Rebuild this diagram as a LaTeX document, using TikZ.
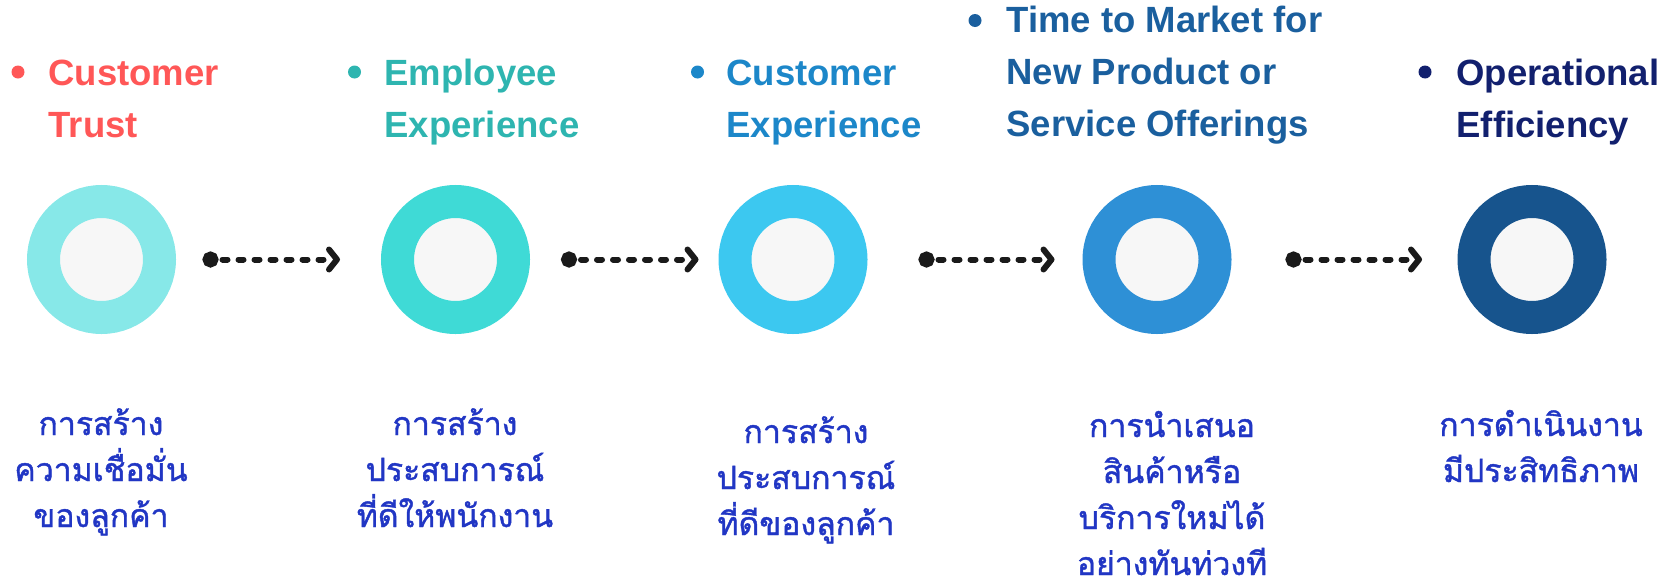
\documentclass[tikz,border=0pt]{standalone}
\usepackage{fontspec}
\setmainfont{Liberation Sans}
\newfontfamily\thaifont[Script=Thai,FakeBold=1.3]{Loma}
\usetikzlibrary{arrows.meta,positioning}

\definecolor{ringA}{HTML}{87E8E8}
\definecolor{ringB}{HTML}{3FDAD6}
\definecolor{ringC}{HTML}{3CC8F0}
\definecolor{ringD}{HTML}{2E90D6}
\definecolor{ringE}{HTML}{17548D}
\definecolor{holefill}{HTML}{F7F7F7}
\definecolor{headA}{HTML}{FF5757}
\definecolor{headB}{HTML}{2EB5B0}
\definecolor{headC}{HTML}{1C87C9}
\definecolor{headD}{HTML}{1A5F9E}
\definecolor{headE}{HTML}{12206E}
\definecolor{thaiblue}{HTML}{2136C4}
\definecolor{arrowdark}{HTML}{1A1A1A}

\begin{document}
\begin{tikzpicture}[
    x=1pt, y=-1pt,
    ring/.style={circle, line width=33pt, fill=holefill, minimum size=116pt, inner sep=0pt, outer sep=16.5pt},
    heading/.style={anchor=base west, align=left, font=\bfseries\fontsize{36.5}{51.7}\selectfont},
    dot/.style={circle, inner sep=0pt, minimum size=13pt},
    thai/.style={anchor=base, align=center, text=thaiblue, font=\thaifont\fontsize{32}{46}\selectfont},
    link/.style={arrowdark, line width=6pt, line cap=round, dash pattern=on 5pt off 11pt, dash phase=9pt,
        {Circle[length=16pt]}-{Straight Barb[length=8pt, width=20pt, line cap=round, line join=round]}}
]
\useasboundingbox (0,0) rectangle (1679,584);

% Rings
\node[ring, draw=ringA] (r1) at (101.5,259.5) {};
\node[ring, draw=ringB] (r2) at (455.5,259.5) {};
\node[ring, draw=ringC] (r3) at (793,259.5) {};
\node[ring, draw=ringD] (r4) at (1157,259.5) {};
\node[ring, draw=ringE] (r5) at (1532,259.5) {};

% Arrows
\draw[link, shorten <=26.5pt, shorten >=41pt] (r1) -- (r2);
\draw[link, shorten <=31pt, shorten >=20pt] (r2) -- (r3);
\draw[link, shorten <=51pt, shorten >=28pt] (r3) -- (r4);
\draw[link, shorten <=54pt, shorten >=35.5pt] (r4) -- (r5);

% Headings (anchored on the last line)
\node[heading, text=headA] (h1) at (45,137) {Customer\\Trust};
\node[heading, text=headB] (h2) at (381,137) {Employee\\Experience};
\node[heading, text=headC] (h3) at (723,137) {Customer\\Experience};
\node[heading, text=headD] (h4) at (1003,136) {Time to Market for\\New Product or\\Service Offerings};
\node[heading, text=headE] (h5) at (1453,137) {Operational\\Efficiency};

% Bullets
\node[dot, fill=headA] (b1) at (18,72) {};
\node[dot, fill=headB] (b2) at (354.5,72) {};
\node[dot, fill=headC] (b3) at (697.5,72) {};
\node[dot, fill=headD] (b4) at (975,20.5) {};
\node[dot, fill=headE] (b5) at (1425,72) {};

% Thai labels (anchored on the last line)
\node[thai] (t1) at (101,527) {การสร้าง\\ความเชื่อมั่น\\ของลูกค้า};
\node[thai] (t2) at (455,527) {การสร้าง\\ประสบการณ์\\ที่ดีให้พนักงาน};
\node[thai] (t3) at (806,535) {การสร้าง\\ประสบการณ์\\ที่ดีของลูกค้า};
\node[thai] (t4) at (1172,575) {การนำเสนอ\\สินค้าหรือ\\บริการใหม่ได้\\อย่างทันท่วงที};
\node[thai] (t5) at (1541,482) {การดำเนินงาน\\มีประสิทธิภาพ};

\end{tikzpicture}
\end{document}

Work to do: Skip the pictures and restate exactly the lines from the beginning of the listing to the line with "shorten >=35.5pt] (r4) -- (r5);", that line included.

Exercise response:
Rebuild this diagram as a LaTeX document, using TikZ.
\documentclass[tikz,border=0pt]{standalone}
\usepackage{fontspec}
\setmainfont{Liberation Sans}
\newfontfamily\thaifont[Script=Thai,FakeBold=1.3]{Loma}
\usetikzlibrary{arrows.meta,positioning}

\definecolor{ringA}{HTML}{87E8E8}
\definecolor{ringB}{HTML}{3FDAD6}
\definecolor{ringC}{HTML}{3CC8F0}
\definecolor{ringD}{HTML}{2E90D6}
\definecolor{ringE}{HTML}{17548D}
\definecolor{holefill}{HTML}{F7F7F7}
\definecolor{headA}{HTML}{FF5757}
\definecolor{headB}{HTML}{2EB5B0}
\definecolor{headC}{HTML}{1C87C9}
\definecolor{headD}{HTML}{1A5F9E}
\definecolor{headE}{HTML}{12206E}
\definecolor{thaiblue}{HTML}{2136C4}
\definecolor{arrowdark}{HTML}{1A1A1A}

\begin{document}
\begin{tikzpicture}[
    x=1pt, y=-1pt,
    ring/.style={circle, line width=33pt, fill=holefill, minimum size=116pt, inner sep=0pt, outer sep=16.5pt},
    heading/.style={anchor=base west, align=left, font=\bfseries\fontsize{36.5}{51.7}\selectfont},
    dot/.style={circle, inner sep=0pt, minimum size=13pt},
    thai/.style={anchor=base, align=center, text=thaiblue, font=\thaifont\fontsize{32}{46}\selectfont},
    link/.style={arrowdark, line width=6pt, line cap=round, dash pattern=on 5pt off 11pt, dash phase=9pt,
        {Circle[length=16pt]}-{Straight Barb[length=8pt, width=20pt, line cap=round, line join=round]}}
]
\useasboundingbox (0,0) rectangle (1679,584);

% Rings
\node[ring, draw=ringA] (r1) at (101.5,259.5) {};
\node[ring, draw=ringB] (r2) at (455.5,259.5) {};
\node[ring, draw=ringC] (r3) at (793,259.5) {};
\node[ring, draw=ringD] (r4) at (1157,259.5) {};
\node[ring, draw=ringE] (r5) at (1532,259.5) {};

% Arrows
\draw[link, shorten <=26.5pt, shorten >=41pt] (r1) -- (r2);
\draw[link, shorten <=31pt, shorten >=20pt] (r2) -- (r3);
\draw[link, shorten <=51pt, shorten >=28pt] (r3) -- (r4);
\draw[link, shorten <=54pt, shorten >=35.5pt] (r4) -- (r5);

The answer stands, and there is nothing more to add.